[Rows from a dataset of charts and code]

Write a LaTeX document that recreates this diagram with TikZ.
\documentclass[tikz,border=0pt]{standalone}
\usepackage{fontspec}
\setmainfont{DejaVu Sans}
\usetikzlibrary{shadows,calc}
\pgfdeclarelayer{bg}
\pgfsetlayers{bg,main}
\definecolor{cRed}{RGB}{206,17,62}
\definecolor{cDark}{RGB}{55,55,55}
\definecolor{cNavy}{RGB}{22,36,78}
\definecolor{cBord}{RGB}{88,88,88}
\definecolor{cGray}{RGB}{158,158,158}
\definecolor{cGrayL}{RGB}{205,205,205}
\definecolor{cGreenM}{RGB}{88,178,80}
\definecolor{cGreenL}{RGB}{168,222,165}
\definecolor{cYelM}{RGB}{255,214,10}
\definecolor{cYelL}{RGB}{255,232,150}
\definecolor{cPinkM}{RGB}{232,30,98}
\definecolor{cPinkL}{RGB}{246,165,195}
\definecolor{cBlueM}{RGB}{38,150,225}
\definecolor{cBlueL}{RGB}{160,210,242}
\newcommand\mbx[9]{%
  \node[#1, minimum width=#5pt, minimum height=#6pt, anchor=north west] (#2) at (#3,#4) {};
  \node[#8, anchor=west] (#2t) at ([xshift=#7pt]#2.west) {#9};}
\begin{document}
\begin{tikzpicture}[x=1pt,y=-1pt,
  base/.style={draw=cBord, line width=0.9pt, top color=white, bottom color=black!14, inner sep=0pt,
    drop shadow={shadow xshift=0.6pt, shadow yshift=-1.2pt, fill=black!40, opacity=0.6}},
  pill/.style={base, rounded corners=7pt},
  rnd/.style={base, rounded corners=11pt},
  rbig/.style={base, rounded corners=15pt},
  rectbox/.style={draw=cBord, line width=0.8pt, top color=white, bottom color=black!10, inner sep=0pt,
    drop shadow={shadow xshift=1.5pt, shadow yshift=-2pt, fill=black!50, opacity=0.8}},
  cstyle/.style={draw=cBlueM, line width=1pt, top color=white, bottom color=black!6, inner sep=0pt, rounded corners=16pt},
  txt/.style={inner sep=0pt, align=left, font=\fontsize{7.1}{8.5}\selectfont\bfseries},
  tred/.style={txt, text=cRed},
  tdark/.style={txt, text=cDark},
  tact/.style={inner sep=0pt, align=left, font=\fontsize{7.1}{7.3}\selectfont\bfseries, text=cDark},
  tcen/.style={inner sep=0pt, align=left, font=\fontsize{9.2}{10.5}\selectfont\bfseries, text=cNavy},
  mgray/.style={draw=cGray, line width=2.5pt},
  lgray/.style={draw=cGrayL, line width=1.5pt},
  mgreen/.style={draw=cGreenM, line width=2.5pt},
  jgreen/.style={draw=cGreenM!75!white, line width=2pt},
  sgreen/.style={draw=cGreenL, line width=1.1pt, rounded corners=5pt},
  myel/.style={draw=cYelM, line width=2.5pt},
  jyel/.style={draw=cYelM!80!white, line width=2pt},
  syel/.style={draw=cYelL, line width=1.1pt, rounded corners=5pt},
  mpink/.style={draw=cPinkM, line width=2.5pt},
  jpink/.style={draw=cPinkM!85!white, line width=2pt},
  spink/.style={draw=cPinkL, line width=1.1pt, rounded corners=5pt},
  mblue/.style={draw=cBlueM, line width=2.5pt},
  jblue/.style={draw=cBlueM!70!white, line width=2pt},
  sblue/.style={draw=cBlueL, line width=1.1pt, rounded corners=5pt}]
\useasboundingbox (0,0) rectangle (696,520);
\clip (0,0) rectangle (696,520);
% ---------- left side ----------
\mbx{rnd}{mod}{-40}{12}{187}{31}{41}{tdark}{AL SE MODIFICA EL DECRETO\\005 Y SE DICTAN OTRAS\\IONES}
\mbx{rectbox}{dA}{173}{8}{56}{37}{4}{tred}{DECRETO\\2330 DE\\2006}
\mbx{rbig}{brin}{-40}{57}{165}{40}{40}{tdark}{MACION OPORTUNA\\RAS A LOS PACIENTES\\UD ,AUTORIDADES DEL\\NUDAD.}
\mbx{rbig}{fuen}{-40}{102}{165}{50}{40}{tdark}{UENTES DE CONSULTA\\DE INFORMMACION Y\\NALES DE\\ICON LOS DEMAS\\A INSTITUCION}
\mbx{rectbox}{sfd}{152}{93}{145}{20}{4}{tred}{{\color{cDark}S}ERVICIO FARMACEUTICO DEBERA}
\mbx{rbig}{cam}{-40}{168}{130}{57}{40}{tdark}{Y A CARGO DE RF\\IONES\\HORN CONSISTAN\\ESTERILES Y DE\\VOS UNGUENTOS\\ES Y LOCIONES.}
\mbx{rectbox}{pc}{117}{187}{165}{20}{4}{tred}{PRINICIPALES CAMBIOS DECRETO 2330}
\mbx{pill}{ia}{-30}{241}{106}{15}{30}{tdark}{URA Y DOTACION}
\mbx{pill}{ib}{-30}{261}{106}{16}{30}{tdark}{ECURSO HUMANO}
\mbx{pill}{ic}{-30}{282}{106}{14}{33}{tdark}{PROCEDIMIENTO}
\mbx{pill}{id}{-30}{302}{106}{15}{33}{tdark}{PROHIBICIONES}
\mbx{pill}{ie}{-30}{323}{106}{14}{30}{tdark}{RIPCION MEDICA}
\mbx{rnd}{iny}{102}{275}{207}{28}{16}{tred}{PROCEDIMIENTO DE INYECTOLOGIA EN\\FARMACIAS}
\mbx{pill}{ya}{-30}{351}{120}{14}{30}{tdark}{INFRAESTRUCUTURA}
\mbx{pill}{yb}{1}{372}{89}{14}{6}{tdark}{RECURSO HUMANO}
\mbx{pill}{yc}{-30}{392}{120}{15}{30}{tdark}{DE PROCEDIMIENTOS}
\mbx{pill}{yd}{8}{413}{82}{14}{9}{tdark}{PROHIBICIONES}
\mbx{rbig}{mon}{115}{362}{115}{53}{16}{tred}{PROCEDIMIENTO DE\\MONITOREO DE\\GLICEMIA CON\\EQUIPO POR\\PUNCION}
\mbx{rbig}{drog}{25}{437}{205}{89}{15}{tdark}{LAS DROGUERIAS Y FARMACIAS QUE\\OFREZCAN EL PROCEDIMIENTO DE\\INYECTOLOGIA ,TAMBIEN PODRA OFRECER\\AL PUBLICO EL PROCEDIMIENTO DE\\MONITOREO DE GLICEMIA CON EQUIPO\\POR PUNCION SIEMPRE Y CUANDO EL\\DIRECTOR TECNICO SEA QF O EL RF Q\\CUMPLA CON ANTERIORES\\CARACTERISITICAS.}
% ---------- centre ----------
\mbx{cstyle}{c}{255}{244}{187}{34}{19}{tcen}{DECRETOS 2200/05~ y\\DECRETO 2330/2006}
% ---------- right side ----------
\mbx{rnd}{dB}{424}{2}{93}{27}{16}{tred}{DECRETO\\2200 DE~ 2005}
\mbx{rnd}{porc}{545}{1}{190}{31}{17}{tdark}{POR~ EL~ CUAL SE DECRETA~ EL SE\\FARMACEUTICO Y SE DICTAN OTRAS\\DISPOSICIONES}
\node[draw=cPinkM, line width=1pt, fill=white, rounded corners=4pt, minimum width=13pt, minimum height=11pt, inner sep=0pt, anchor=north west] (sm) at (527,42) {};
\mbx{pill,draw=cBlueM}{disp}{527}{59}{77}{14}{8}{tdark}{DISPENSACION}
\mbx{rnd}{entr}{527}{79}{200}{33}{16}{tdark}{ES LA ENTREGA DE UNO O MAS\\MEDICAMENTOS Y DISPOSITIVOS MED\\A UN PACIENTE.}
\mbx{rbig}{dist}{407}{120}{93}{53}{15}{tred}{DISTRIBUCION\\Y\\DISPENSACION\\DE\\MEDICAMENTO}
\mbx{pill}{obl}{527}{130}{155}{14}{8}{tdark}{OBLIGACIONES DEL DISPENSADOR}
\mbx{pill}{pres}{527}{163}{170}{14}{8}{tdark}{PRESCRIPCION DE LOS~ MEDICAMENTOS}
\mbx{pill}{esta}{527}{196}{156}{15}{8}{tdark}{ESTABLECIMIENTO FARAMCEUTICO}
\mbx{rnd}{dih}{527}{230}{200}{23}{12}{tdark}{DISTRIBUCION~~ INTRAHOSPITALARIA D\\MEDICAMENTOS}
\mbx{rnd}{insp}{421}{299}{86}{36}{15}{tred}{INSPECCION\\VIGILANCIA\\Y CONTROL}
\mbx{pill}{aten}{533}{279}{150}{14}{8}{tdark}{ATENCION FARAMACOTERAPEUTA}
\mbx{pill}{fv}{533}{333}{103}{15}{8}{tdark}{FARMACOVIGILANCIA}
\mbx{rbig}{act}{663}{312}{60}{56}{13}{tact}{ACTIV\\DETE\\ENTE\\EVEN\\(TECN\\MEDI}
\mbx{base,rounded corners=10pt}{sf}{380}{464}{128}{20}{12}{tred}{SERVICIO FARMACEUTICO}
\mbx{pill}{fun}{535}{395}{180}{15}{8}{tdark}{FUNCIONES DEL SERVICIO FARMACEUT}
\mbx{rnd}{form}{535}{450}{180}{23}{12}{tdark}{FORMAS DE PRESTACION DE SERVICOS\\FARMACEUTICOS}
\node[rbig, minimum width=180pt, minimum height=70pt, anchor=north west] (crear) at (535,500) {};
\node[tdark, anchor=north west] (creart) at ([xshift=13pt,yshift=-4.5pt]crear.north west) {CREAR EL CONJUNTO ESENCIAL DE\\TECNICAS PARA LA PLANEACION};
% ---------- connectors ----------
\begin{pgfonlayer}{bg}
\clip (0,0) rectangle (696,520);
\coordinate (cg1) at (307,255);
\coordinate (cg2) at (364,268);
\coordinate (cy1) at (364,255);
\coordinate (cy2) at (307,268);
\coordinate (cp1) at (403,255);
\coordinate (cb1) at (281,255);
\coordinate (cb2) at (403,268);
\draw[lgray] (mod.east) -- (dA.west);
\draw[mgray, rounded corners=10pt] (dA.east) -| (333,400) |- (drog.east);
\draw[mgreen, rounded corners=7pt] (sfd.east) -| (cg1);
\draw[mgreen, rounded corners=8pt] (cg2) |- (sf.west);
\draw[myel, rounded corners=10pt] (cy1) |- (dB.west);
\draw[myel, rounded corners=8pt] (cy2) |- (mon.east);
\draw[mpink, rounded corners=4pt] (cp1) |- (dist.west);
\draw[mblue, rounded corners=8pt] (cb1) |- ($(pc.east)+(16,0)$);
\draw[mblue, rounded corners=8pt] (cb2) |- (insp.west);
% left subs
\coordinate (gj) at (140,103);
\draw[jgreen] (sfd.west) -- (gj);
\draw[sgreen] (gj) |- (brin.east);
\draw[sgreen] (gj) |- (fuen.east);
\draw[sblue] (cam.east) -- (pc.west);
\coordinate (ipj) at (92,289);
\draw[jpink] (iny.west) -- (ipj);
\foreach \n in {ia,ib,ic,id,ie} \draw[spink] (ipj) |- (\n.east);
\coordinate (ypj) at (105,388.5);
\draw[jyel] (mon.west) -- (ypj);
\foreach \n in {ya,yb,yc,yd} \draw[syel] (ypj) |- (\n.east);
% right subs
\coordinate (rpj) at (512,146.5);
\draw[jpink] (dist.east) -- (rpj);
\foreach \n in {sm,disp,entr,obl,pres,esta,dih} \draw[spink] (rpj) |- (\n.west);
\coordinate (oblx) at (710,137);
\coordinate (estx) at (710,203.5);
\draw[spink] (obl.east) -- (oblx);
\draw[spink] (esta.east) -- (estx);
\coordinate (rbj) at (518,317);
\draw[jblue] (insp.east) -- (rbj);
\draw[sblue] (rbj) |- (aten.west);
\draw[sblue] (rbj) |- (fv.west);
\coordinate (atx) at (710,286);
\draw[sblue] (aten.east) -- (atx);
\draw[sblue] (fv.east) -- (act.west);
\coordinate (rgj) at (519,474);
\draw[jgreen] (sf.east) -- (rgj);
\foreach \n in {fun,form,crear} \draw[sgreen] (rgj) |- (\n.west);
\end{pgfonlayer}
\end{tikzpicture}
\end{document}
---
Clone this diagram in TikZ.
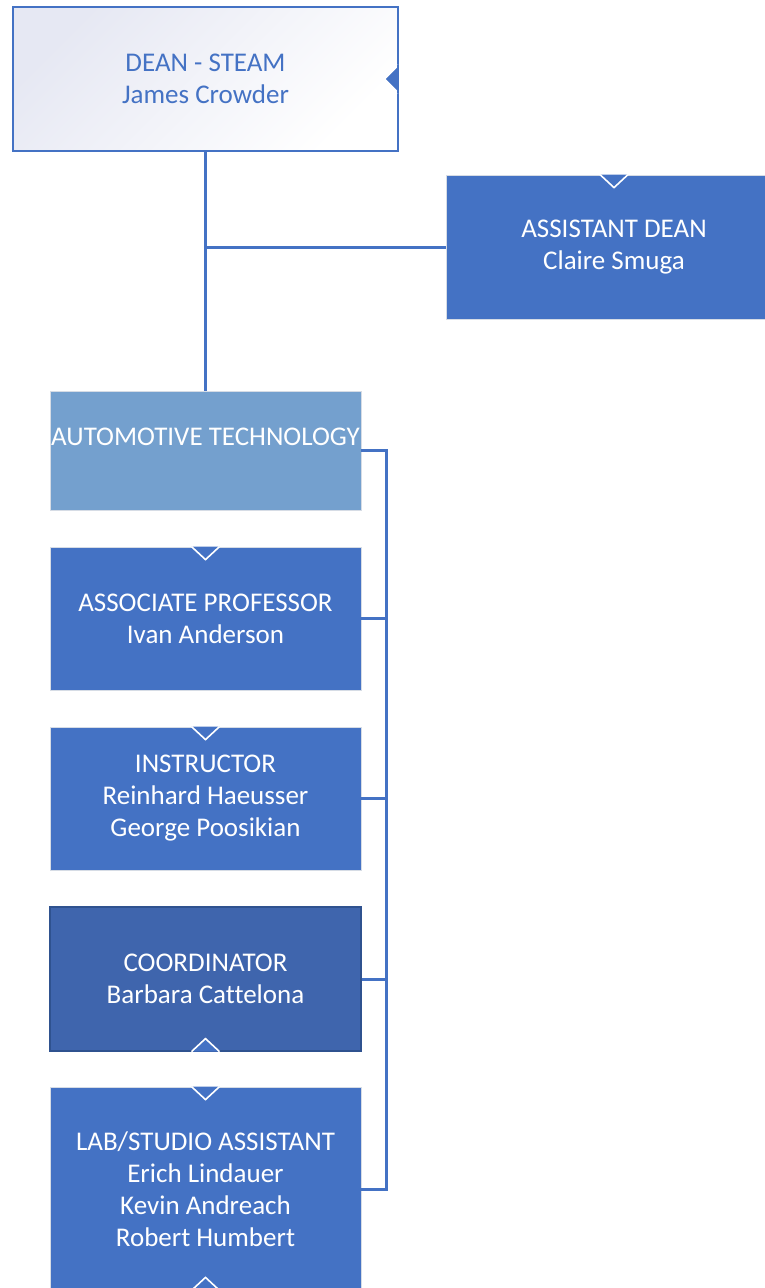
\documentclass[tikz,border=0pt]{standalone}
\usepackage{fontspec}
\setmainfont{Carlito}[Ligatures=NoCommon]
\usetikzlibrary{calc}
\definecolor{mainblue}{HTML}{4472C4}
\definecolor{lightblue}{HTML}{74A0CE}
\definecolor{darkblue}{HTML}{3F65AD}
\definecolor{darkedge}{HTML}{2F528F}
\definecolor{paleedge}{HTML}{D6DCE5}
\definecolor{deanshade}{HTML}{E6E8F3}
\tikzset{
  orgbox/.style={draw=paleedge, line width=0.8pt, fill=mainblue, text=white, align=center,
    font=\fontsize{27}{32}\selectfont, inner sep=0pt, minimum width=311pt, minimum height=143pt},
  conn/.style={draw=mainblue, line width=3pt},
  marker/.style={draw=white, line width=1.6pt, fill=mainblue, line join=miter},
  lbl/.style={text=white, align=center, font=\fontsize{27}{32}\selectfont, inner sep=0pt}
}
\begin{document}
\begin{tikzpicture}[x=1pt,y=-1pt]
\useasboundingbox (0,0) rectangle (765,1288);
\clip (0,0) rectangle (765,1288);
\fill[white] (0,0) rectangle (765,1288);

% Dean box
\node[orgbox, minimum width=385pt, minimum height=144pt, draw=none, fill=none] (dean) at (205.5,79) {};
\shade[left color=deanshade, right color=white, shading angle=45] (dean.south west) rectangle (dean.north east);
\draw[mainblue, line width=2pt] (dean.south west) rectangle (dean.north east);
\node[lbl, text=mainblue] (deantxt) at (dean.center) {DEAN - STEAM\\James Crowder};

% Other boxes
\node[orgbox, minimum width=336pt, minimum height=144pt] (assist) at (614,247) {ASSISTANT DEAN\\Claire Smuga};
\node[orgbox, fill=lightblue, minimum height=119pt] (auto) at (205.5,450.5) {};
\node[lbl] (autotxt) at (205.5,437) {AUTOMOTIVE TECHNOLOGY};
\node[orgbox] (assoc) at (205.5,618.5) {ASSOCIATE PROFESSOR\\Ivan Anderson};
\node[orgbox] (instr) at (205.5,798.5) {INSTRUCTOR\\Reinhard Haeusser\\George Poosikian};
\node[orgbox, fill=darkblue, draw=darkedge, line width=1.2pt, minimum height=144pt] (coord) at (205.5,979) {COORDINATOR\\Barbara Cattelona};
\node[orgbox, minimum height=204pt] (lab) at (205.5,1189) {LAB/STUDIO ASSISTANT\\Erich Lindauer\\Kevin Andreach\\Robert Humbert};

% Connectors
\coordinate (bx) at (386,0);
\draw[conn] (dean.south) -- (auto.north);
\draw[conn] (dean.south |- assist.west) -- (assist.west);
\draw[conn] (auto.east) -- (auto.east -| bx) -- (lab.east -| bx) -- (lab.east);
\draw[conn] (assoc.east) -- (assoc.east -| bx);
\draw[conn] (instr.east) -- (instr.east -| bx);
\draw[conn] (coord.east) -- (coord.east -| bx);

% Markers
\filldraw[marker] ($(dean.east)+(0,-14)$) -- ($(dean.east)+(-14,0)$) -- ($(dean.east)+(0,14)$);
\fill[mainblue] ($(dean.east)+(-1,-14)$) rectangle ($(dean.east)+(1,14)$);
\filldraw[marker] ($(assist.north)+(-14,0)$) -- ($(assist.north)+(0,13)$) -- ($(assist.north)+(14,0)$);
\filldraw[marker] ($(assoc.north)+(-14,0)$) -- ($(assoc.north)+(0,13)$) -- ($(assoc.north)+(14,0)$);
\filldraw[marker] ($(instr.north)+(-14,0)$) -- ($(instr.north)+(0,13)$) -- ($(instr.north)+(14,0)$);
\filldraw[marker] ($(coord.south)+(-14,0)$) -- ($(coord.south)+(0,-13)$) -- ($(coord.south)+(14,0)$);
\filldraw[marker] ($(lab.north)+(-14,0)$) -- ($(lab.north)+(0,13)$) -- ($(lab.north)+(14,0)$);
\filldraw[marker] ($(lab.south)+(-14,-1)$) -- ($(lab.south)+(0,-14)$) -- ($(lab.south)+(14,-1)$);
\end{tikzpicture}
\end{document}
---
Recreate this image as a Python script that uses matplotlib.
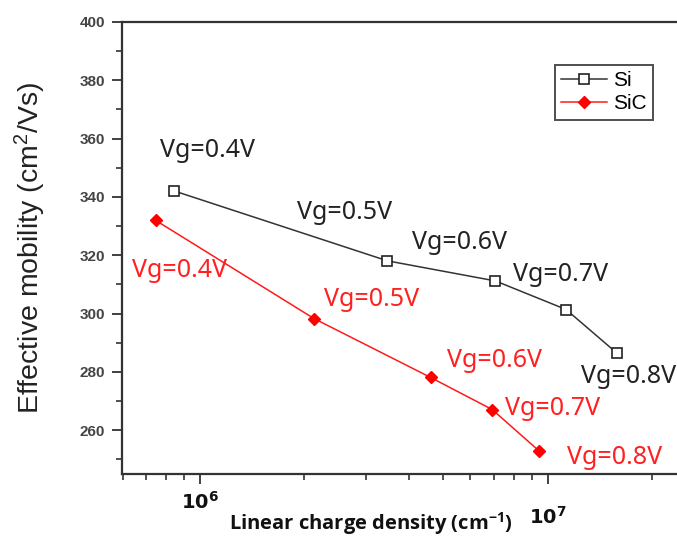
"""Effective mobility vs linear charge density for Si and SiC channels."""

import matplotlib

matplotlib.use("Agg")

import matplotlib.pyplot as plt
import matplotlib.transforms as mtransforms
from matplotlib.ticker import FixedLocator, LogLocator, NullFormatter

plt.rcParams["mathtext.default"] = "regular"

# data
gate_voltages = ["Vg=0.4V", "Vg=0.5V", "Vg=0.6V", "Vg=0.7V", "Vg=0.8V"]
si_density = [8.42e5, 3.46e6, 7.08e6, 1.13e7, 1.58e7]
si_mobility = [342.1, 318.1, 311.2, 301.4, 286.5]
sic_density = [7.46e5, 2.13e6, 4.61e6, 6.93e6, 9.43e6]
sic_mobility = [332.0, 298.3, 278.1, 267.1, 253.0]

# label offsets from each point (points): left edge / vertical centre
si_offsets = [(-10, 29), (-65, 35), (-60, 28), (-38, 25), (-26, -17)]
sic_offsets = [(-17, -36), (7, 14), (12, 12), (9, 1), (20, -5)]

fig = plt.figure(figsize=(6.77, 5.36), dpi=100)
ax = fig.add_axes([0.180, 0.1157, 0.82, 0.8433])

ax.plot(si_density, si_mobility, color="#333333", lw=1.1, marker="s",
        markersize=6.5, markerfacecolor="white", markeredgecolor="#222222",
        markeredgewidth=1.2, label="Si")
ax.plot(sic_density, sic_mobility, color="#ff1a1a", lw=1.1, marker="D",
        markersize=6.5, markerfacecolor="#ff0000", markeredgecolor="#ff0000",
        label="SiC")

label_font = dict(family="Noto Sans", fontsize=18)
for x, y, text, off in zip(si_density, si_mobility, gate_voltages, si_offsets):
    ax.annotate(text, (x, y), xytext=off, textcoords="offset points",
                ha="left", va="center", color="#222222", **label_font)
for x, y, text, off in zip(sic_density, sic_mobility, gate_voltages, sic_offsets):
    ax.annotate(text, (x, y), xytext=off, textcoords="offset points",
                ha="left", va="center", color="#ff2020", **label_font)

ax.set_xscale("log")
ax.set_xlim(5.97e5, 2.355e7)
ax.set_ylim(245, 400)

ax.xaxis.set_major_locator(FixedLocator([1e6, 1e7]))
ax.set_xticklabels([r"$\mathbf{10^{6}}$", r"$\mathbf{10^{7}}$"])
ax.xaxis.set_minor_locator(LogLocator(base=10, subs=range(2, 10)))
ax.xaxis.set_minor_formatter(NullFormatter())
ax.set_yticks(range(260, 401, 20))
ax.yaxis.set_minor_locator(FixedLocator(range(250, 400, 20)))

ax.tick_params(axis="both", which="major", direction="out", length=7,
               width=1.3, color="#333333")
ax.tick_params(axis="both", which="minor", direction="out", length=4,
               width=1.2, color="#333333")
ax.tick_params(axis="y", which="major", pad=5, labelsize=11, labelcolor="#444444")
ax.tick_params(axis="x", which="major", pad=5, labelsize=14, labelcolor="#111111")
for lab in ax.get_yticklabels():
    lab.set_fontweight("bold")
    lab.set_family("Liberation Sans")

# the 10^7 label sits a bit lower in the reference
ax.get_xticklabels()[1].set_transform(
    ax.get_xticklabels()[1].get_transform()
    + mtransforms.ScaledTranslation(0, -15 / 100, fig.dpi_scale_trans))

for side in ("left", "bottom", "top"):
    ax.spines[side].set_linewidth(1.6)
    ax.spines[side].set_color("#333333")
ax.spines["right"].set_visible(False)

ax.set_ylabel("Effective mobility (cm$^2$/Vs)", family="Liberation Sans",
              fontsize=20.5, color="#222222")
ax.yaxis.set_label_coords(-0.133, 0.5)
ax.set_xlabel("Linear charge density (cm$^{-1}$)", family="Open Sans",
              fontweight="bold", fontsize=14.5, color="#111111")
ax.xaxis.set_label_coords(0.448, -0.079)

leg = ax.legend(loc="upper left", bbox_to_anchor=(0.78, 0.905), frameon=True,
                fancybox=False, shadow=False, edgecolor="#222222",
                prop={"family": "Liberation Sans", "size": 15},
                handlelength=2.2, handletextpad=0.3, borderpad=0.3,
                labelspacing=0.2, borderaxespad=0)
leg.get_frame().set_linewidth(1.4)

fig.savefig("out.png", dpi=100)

### Task brief:
Using the records above, copy each line that contains "diagram".

### Task response:
Write a LaTeX document that recreates this diagram with TikZ.
Clone this diagram in TikZ.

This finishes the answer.